◆ Data shown:
## BEGIN

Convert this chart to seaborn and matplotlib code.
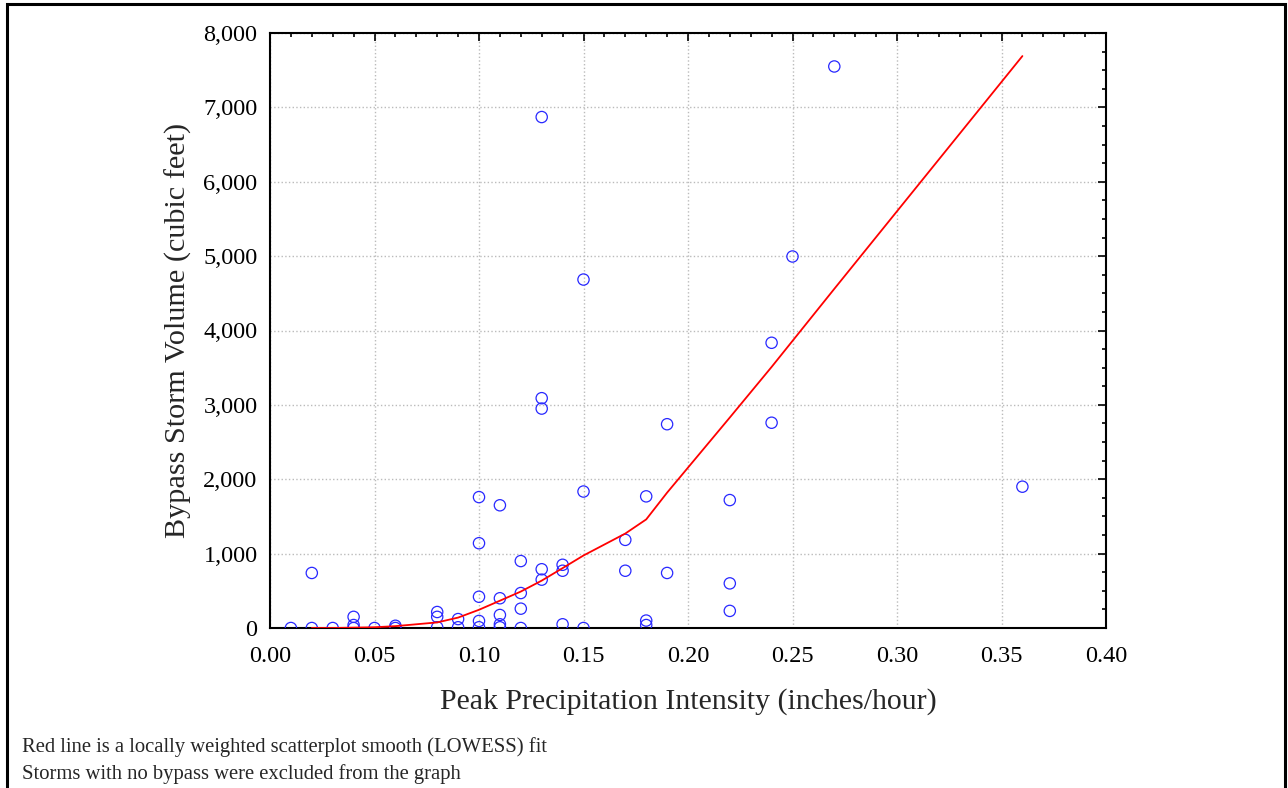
import matplotlib
matplotlib.use('Agg')
import matplotlib.pyplot as plt
import matplotlib.ticker as mticker
from matplotlib.patches import Rectangle
import pandas as pd
import seaborn as sns

# Storm observations (peak intensity in inches/hour, bypass volume in cubic feet)
intensity = [0.01, 0.02, 0.02, 0.03, 0.04, 0.04, 0.04, 0.05, 0.06, 0.06,
             0.08, 0.08, 0.08, 0.09, 0.09,
             0.10, 0.10, 0.10, 0.10, 0.10,
             0.11, 0.11, 0.11, 0.11, 0.11,
             0.12, 0.12, 0.12, 0.12,
             0.13, 0.13, 0.13, 0.13, 0.13,
             0.14, 0.14, 0.14,
             0.15, 0.15, 0.15,
             0.17, 0.17,
             0.18, 0.18, 0.18,
             0.19, 0.19,
             0.22, 0.22, 0.22,
             0.24, 0.24, 0.25, 0.27, 0.36]
volume = [0, 0, 740, 0, 0, 40, 150, 0, 0, 30,
          10, 150, 215, 10, 120,
          10, 95, 420, 1140, 1760,
          10, 50, 175, 400, 1650,
          0, 260, 470, 900,
          650, 790, 2950, 3090, 6870,
          50, 770, 850,
          0, 1835, 4685,
          770, 1185,
          40, 100, 1770,
          740, 2740,
          230, 600, 1720,
          2760, 3835, 4995, 7550, 1900]

# LOWESS fit
fit_x = [0.02, 0.03, 0.04, 0.05, 0.06, 0.08, 0.09, 0.10, 0.11, 0.12, 0.13,
         0.14, 0.15, 0.17, 0.18, 0.19, 0.22, 0.24, 0.25, 0.27, 0.36]
fit_y = [0, 0, 5, 10, 25, 75, 140, 245, 367, 490, 637,
         805, 975, 1270, 1460, 1820, 2830, 3510, 3860, 4560, 7690]

df = pd.DataFrame({'intensity': intensity, 'volume': volume})
df_fit = pd.DataFrame({'x': fit_x, 'y': fit_y})

sns.set_style('white')
plt.rcParams['font.family'] = ['Liberation Serif', 'DejaVu Serif']

fig = plt.figure(figsize=(12.88, 7.88), dpi=100, facecolor='white')
ax = fig.add_axes([270 / 1288, 1 - 628 / 788, 836 / 1288, 595 / 788])

sns.scatterplot(data=df, x='intensity', y='volume', ax=ax, marker='o',
                facecolor='none', edgecolor='#2828ff', s=66, linewidth=0.9,
                zorder=3)
sns.lineplot(data=df_fit, x='x', y='y', ax=ax, color='red', linewidth=1.3,
             sort=False, zorder=4)

ax.set_xlim(0, 0.40)
ax.set_ylim(0, 8000)
ax.xaxis.set_major_locator(mticker.MultipleLocator(0.05))
ax.xaxis.set_minor_locator(mticker.MultipleLocator(0.01))
ax.yaxis.set_major_locator(mticker.MultipleLocator(1000))
ax.yaxis.set_minor_locator(mticker.MultipleLocator(250))
ax.xaxis.set_major_formatter(mticker.FormatStrFormatter('%.2f'))
ax.yaxis.set_major_formatter(mticker.FuncFormatter(lambda v, p: f'{v:,.0f}'))

ax.tick_params(which='both', direction='in', top=True, right=True,
               width=1.2, colors='black', labelsize=17.5)
ax.tick_params(which='major', length=6)
ax.tick_params(which='minor', length=3)
ax.tick_params(axis='x', which='major', pad=13)
ax.tick_params(axis='y', which='major', pad=9)
ax.grid(True, which='major', linestyle=':', color='#bbbbbb', linewidth=1)
for sp in ax.spines.values():
    sp.set_visible(True)
    sp.set_color('black')
    sp.set_linewidth(1.5)

ax.set_xlabel('Peak Precipitation Intensity (inches/hour)', fontsize=21.5, labelpad=15)
ax.set_ylabel('Bypass Storm Volume (cubic feet)', fontsize=21.8, labelpad=8)

fig.text(22 / 1288, 1 - 747 / 788, 'Red line is a locally weighted scatterplot smooth (LOWESS) fit',
         fontsize=14.9, va='center', ha='left')
fig.text(22 / 1288, 1 - 774 / 788, 'Storms with no bypass were excluded from the graph',
         fontsize=14.9, va='center', ha='left')

fig.patches.append(Rectangle((7 / 1288, -0.01), 1278 / 1288, 1.01 - 4 / 788,
                             transform=fig.transFigure, fill=False,
                             edgecolor='black', linewidth=2.2))

fig.savefig('out.png', dpi=100, facecolor='white')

## END

Copy each line of the listing in which the word "seaborn" can be found.

◆ Result for this exercise:
Convert this chart to seaborn and matplotlib code.
import seaborn as sns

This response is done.